THE 1992 ELECTION
George Bush and Bill Clinton ran against each other in 1992. The buzzword of politics in 1992 was “change,” and both candidates claimed they were prepared to offer it. At the 1992 Republican National Convention speakers of the New Right spoke about the need for “'family values” and that a “religious war” against the Democrats was needed.
The former governor of Arkansas, Bill Clinton had the political sense to realize that Americans in the early 1990s were interested in economic rather than social issues, and pledged that as president he would overhaul the health care system and work for the preservation of the Social Security system. Clinton campaigned as a “New Democrat.” stating that he was not another typical big-spending advocate of big government. During his presidency Clinton on occasion took Republican concepts and claimed them as his own; right-wing critics such as Rush Limbaugh maintained that he would say or do anything if it meant his position would be improved in the polls.
In the 1990s politicians were under more intense scrutiny than ever. Twenty-four-hour cable news networks needed a continuous input of news; political Web sites and talk radio hosts offered up mountains of political information (with no real need to prove any of it). Bill Clinton was a special target of the conservative press during the 1992 campaign and throughout his presidency; he was the first baby boomer president and had taken part in antiwar demonstrations while he was a graduate student in England. Many also resented his wife, Hillary Rodham Clinton, who maintained that if her husband was elected, she would not sit around the White House and “bake cookies.”
A third candidate in the 1992 race was Texas multibillionaire Ross Perot. Perot spent a lot of money on campaign ads, complaining in these ads about how the politicians in Washington were beholden only to special interests, and that if elected he would bring “common sense” back to the White House. However, the charts depicting the American economy that he used on his advertisements were understood by few people.

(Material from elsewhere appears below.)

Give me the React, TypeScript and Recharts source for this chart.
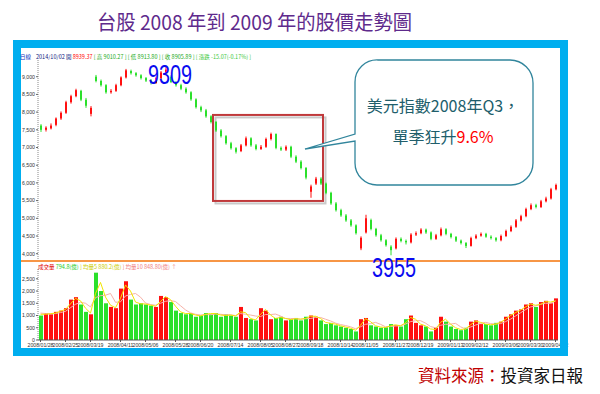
import {
  Bar,
  Cell,
  ComposedChart,
  Line,
  ReferenceArea,
  XAxis,
  YAxis,
} from 'recharts';

// one entry per ~3 trading days, Taiwan weighted index, 2008/01 – 2009/04
const opens = [
  7620, 7500, 7540, 7640, 7820, 7980, 8280, 8450, 8600, 8350,
  7950, 9000, 8880, 8760, 8560, 8600, 8760, 8980, 9160, 9100,
  9040, 8960, 8890, 8820, 8960, 9120, 9000, 8850, 8760, 8660,
  8560, 8360, 8140, 8050, 7880, 7720, 7480, 7320, 7120, 6980,
  6900, 7060, 7260, 7060, 6960, 7020, 7240, 7380, 6990, 6940,
  7020, 6740, 6600, 6420, 5750, 5980, 6120, 5980, 5720, 5420,
  5230, 5080, 4940, 4800, 4150, 4600, 4950, 4700, 4520, 4380,
  4200, 4150, 4420, 4360, 4320, 4540, 4580, 4680, 4600, 4420,
  4520, 4690, 4560, 4470, 4370, 4300, 4220, 4440, 4510, 4560,
  4480, 4440, 4380, 4500, 4640, 4760, 4940, 5060, 5260, 5370,
  5320, 5480, 5560, 5820,
];
const closes = [
  7500, 7560, 7620, 7820, 7980, 8280, 8450, 8620, 8350, 8180,
  8120, 8880, 8760, 8560, 8600, 8760, 8980, 9180, 9100, 9040,
  8960, 8890, 8820, 8960, 9120, 9200, 8850, 8760, 8660, 8560,
  8360, 8140, 8050, 7880, 7720, 7480, 7320, 7120, 6980, 6880,
  7060, 7260, 7060, 6960, 7020, 7240, 7380, 6990, 6940, 7020,
  6740, 6600, 6420, 6150, 5900, 6120, 5980, 5720, 5420, 5230,
  5080, 4940, 4800, 4580, 4450, 5000, 4700, 4520, 4380, 4240,
  4100, 4420, 4360, 4320, 4540, 4580, 4680, 4600, 4420, 4520,
  4690, 4560, 4470, 4370, 4300, 4220, 4440, 4510, 4560, 4480,
  4440, 4380, 4500, 4640, 4760, 4940, 5060, 5260, 5370, 5320,
  5480, 5560, 5820, 5940,
];
const highs = [
  7660, 7600, 7680, 7850, 8020, 8320, 8490, 8660, 8630, 8400,
  8170, 9050, 8920, 8790, 8650, 8800, 9010, 9220, 9200, 9130,
  9070, 8990, 8930, 9000, 9160, 9309, 9040, 8880, 8800, 8700,
  8590, 8390, 8180, 8090, 7910, 7750, 7520, 7350, 7160, 7010,
  7100, 7310, 7290, 7100, 7070, 7280, 7420, 7400, 7030, 7060,
  7050, 6780, 6640, 6450, 5950, 6170, 6160, 6010, 5750, 5460,
  5270, 5120, 4980, 4830, 4490, 5100, 4990, 4730, 4560, 4410,
  4240, 4460, 4460, 4400, 4580, 4630, 4720, 4710, 4630, 4560,
  4740, 4720, 4590, 4500, 4400, 4330, 4480, 4550, 4600, 4590,
  4520, 4470, 4540, 4680, 4800, 4980, 5100, 5300, 5420, 5410,
  5520, 5610, 5860, 5980,
];
const lows = [
  7440, 7450, 7510, 7600, 7780, 7950, 8240, 8420, 8310, 8120,
  7880, 8840, 8720, 8520, 8520, 8570, 8730, 8950, 9060, 9000,
  8920, 8850, 8780, 8800, 8930, 9080, 8820, 8720, 8620, 8520,
  8320, 8100, 8000, 7840, 7680, 7440, 7280, 7080, 6940, 6830,
  6870, 7030, 7020, 6920, 6930, 6990, 7200, 6950, 6900, 6900,
  6700, 6560, 6380, 6100, 5580, 5940, 5940, 5680, 5380, 5190,
  5040, 4900, 4760, 4540, 4100, 4570, 4660, 4480, 4340, 4200,
  3955, 4120, 4320, 4260, 4290, 4500, 4550, 4560, 4380, 4390,
  4490, 4520, 4430, 4330, 4260, 4160, 4200, 4410, 4480, 4450,
  4400, 4340, 4350, 4470, 4610, 4730, 4910, 5030, 5230, 5280,
  5290, 5450, 5530, 5790,
];
// 成交量 (億)
const volumes = [
  1000, 1100, 1050, 1150, 1200, 1300, 1650, 1750, 1450, 1150,
  1050, 2750, 2000, 1500, 1350, 1300, 2100, 2400, 1650, 1450,
  1500, 1450, 1400, 1350, 1800, 1750, 1550, 1200, 1100, 1050,
  1100, 950, 1000, 1100, 1050, 1100, 950, 1050, 1000, 950,
  1350, 900, 850, 800, 1300, 1200, 850, 900, 950, 800,
  850, 900, 800, 950, 1000, 950, 800, 650, 700, 600,
  550, 500, 450, 350, 850, 900, 600, 550, 500, 520,
  650, 600, 550, 850, 1000, 700, 600, 550, 350, 500,
  950, 750, 550, 450, 400, 500, 750, 800, 650, 650,
  600, 700, 750, 950, 1050, 1200, 1250, 1450, 1500, 1350,
  1550, 1600, 1500, 1700,
];
const volMa5 = [
  1050, 1050, 1075, 1100, 1175, 1250, 1475, 1700, 1600, 1300,
  1100, 1900, 2350, 1750, 1420, 1320, 1700, 2250, 2000, 1550,
  1480, 1470, 1420, 1380, 1570, 1770, 1650, 1380, 1150, 1080,
  1080, 1020, 980, 1050, 1080, 1080, 1020, 1000, 1020, 980,
  1150, 1120, 880, 820, 1050, 1250, 1020, 880, 920, 880,
  830, 870, 850, 880, 970, 970, 880, 720, 680, 650,
  580, 530, 480, 400, 600, 870, 750, 580, 530, 510,
  580, 620, 580, 700, 920, 850, 650, 580, 450, 430,
  720, 850, 650, 500, 430, 450, 620, 770, 720, 650,
  620, 650, 720, 850, 1000, 1120, 1220, 1350, 1470, 1420,
  1450, 1570, 1550, 1600,
];
const volMa10 = [
  1100, 1080, 1070, 1080, 1120, 1170, 1320, 1460, 1540, 1500,
  1350, 1730, 1810, 1830, 1900, 1540, 1560, 1800, 1860, 1900,
  1750, 1510, 1450, 1420, 1500, 1580, 1610, 1570, 1400, 1230,
  1110, 1050, 1020, 1040, 1030, 1060, 1050, 1030, 1030, 1000,
  1080, 1050, 1020, 980, 960, 1040, 1040, 1060, 980, 880,
  880, 870, 850, 870, 880, 920, 920, 850, 780, 690,
  630, 590, 540, 460, 540, 640, 670, 720, 640, 540,
  550, 570, 580, 650, 750, 790, 790, 690, 550, 500,
  600, 640, 650, 680, 540, 450, 530, 610, 680, 720,
  670, 650, 670, 750, 850, 980, 1110, 1240, 1350, 1390,
  1460, 1500, 1500, 1590,
];

const tickIdx = [0, 5, 10, 16, 21, 27, 32, 38, 44, 49, 54, 60, 65, 71, 76, 82, 87, 93, 98, 103];
const tickLabels = [
  '2008/01/28', '2008/02/25', '2008/03/19', '2008/04/11', '2008/05/06',
  '2008/05/28', '2008/06/20', '2008/07/14', '2008/08/05', '2008/08/27',
  '2008/09/18', '2008/10/14', '2008/11/05', '2008/11/27', '2008/12/19',
  '2009/01/13', '2009/02/12', '2009/03/06', '2009/03/30', '2009/04/22',
];
const priceTicks = [4000, 4500, 5000, 5500, 6000, 6500, 7000, 7500, 8000, 8500, 9000];
const volTicks = [0, 500, 1000, 1500, 2000, 2500];

const UP = '#FF1010';
const DOWN = '#2BE02B';
const AXIS_FONT = 'Liberation Sans, Arial, sans-serif';
const CJK_FONT = '"Noto Sans CJK TC", "Noto Sans CJK SC", sans-serif';

const rows = opens.map((o, i) => ({
  i,
  open: o,
  close: closes[i],
  range: [lows[i], highs[i]],
  vol: volumes[i],
  ma5: volMa5[i],
  ma10: volMa10[i],
}));

const fmt = (v: number) => v.toLocaleString('en-US');

function Candle(props: any) {
  const { x, y, width, height, payload } = props;
  if (!payload) return null;
  const top = Math.min(y, y + height);
  const h = Math.abs(height);
  const [lo, hi] = payload.range;
  const py = (v: number) => top + ((hi - v) / (hi - lo || 1)) * h;
  const up = payload.close >= payload.open;
  const color = up ? UP : DOWN;
  const b1 = py(Math.max(payload.open, payload.close));
  const b2 = py(Math.min(payload.open, payload.close));
  const cx = x + width / 2;
  return (
    <g>
      <line x1={cx} x2={cx} y1={top} y2={top + h} stroke={color} strokeWidth={1} />
      <rect x={x} y={b1} width={width} height={Math.max(1, b2 - b1)} fill={color} />
    </g>
  );
}

// red highlight box with a grey drop shadow
function HighlightBox(props: any) {
  const { x, y, width, height } = props;
  return (
    <g>
      <rect x={x + 2.5} y={y + 2.5} width={width} height={height} fill="none" stroke="#C9C9C9" strokeWidth={2} />
      <rect x={x} y={y} width={width} height={height} fill="none" stroke="#C0393B" strokeWidth={2} />
    </g>
  );
}

export default function App() {
  return (
    <div style={{ position: 'absolute', left: 0, top: 0, width: 600, height: 394, background: '#fff', overflow: 'hidden' }}>
      {/* price panel */}
      <div style={{ position: 'absolute', left: 0, top: 0 }}>
        <ComposedChart width={600} height={265} data={rows} margin={{ top: 60, right: 42, bottom: 5, left: 0 }}>
          <XAxis dataKey="i" type="category" hide />
          <YAxis
            domain={[3822, 9472]}
            ticks={priceTicks}
            width={38}
            tickFormatter={fmt}
            tick={{ fontSize: 5.2, fill: '#333', fontFamily: AXIS_FONT }}
            axisLine={{ stroke: '#888', strokeDasharray: '1 1' }}
            tickLine={{ stroke: '#666' }}
            tickSize={2}
            tickMargin={1}
            allowDataOverflow
          />
          <ReferenceArea x1={35} x2={56} y1={5490} y2={7920} shape={HighlightBox} />
          <Bar dataKey="range" barSize={2} shape={Candle} isAnimationActive={false} />
        </ComposedChart>
      </div>

      {/* volume panel */}
      <div style={{ position: 'absolute', left: 0, top: 260 }}>
        <ComposedChart width={600} height={92} data={rows} margin={{ top: 9, right: 42, bottom: 0, left: 0 }}>
          <XAxis
            dataKey="i"
            type="category"
            ticks={tickIdx}
            interval={0}
            height={12}
            tickFormatter={(v: number) => tickLabels[tickIdx.indexOf(v)] ?? ''}
            tick={{ fontSize: 5.2, fill: '#333', fontFamily: AXIS_FONT }}
            axisLine={{ stroke: '#555' }}
            tickLine={{ stroke: '#555' }}
            tickSize={2}
            tickMargin={1}
          />
          <YAxis
            domain={[0, 2900]}
            ticks={volTicks}
            width={38}
            tickFormatter={fmt}
            tick={{ fontSize: 5.2, fill: '#333', fontFamily: AXIS_FONT }}
            axisLine={{ stroke: '#888', strokeDasharray: '1 1' }}
            tickLine={{ stroke: '#666' }}
            tickSize={2}
            tickMargin={1}
          />
          <Bar dataKey="vol" barSize={4} isAnimationActive={false}>
            {rows.map((r) => (
              <Cell key={r.i} fill={r.close >= r.open ? UP : DOWN} />
            ))}
          </Bar>
          <Line dataKey="ma10" stroke="#F7B2A8" strokeWidth={1} dot={false} isAnimationActive={false} />
          <Line dataKey="ma5" stroke="#F2E600" strokeWidth={1} dot={false} isAnimationActive={false} />
        </ComposedChart>
      </div>

      {/* divider between the two panels */}
      <div style={{ position: 'absolute', left: 21, top: 260, width: 540, height: 2, background: '#F79646' }} />

      {/* blue frame */}
      <div
        style={{
          position: 'absolute', left: 13, top: 40, width: 555, height: 316,
          border: '8px solid #00AEEF', boxSizing: 'border-box',
        }}
      />

      <svg width={600} height={394} style={{ position: 'absolute', left: 0, top: 0, pointerEvents: 'none' }}>
        <text x={97} y={30} fontSize={20} fill="#5E2A8C" fontFamily={CJK_FONT} textLength={315} lengthAdjust="spacingAndGlyphs">
          台股 2008 年到 2009 年的股價走勢圖
        </text>

        <text y={59} fontSize={5.5} fontFamily={CJK_FONT}>
          <tspan x={20} fill="#1030C0">日線</tspan>
          <tspan x={36} fill="#102080">2014/10/02 開</tspan>
          <tspan fill="#FF0000"> 8939.37</tspan>
          <tspan fill="#1AAA1A"> [ 高 9010.27 ]</tspan>
          <tspan fill="#1AAA1A"> [ 低 8913.80 ]</tspan>
          <tspan fill="#1AAA1A"> [ 收 8905.89 ]</tspan>
          <tspan fill="#3CC83C"> [ 漲跌 -15.07(-0.17%) ]</tspan>
        </text>

        <text y={269} fontSize={5.5} fontFamily={CJK_FONT}>
          <tspan x={38} fill="#E00000">成交量</tspan>
          <tspan fill="#22CC22"> 794.8(億)</tspan>
          <tspan fill="#CCCC00"> ] 均量5 880.2(億)</tspan>
          <tspan fill="#F08080"> ] 均量10 848.80(億) ↑</tspan>
        </text>

        <text x={148} y={84} fontSize={27} fill="#0A0AF0" fontFamily={AXIS_FONT} textLength={44} lengthAdjust="spacingAndGlyphs">9309</text>
        <text x={372} y={277} fontSize={27} fill="#0A0AF0" fontFamily={AXIS_FONT} textLength={44} lengthAdjust="spacingAndGlyphs">3955</text>

        <path
          d="M 378 60 H 510 A 23 23 0 0 1 533 83 V 163 A 22 22 0 0 1 511 185 H 377 A 22 22 0 0 1 355 163 V 141 L 305 149 L 355 134 V 82 A 22 22 0 0 1 378 60 Z"
          fill="#fff"
          stroke="#31859C"
          strokeWidth={1.3}
        />
        <text x={443} y={112} fontSize={16} fill="#215E6B" fontFamily={CJK_FONT} textAnchor="middle">
          美元指數2008年Q3，
        </text>
        <text x={443} y={143} fontSize={16} fill="#215E6B" fontFamily={CJK_FONT} textAnchor="middle">
          單季狂升<tspan fill="#FF0000">9.6%</tspan>
        </text>

        <text x={583} y={382} fontSize={16.5} fontFamily={CJK_FONT} textAnchor="end">
          <tspan fill="#C00000">資料來源：</tspan>
          <tspan fill="#111">投資家日報</tspan>
        </text>
      </svg>
    </div>
  );
}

Clinton won the 1992 election fairly easily. Many from the New Deal Democratic coalition that had deserted the Democrats for Reagan came back to vote for Clinton in 1992. Bush appeared oddly out of touch at several points during the campaign; at one point he was caught looking at his watch in the middle of a presidential debate. Nearly 19 million Americans supported Perot; analysts maintain that the support for Perot hurt Bush more than it did Clinton.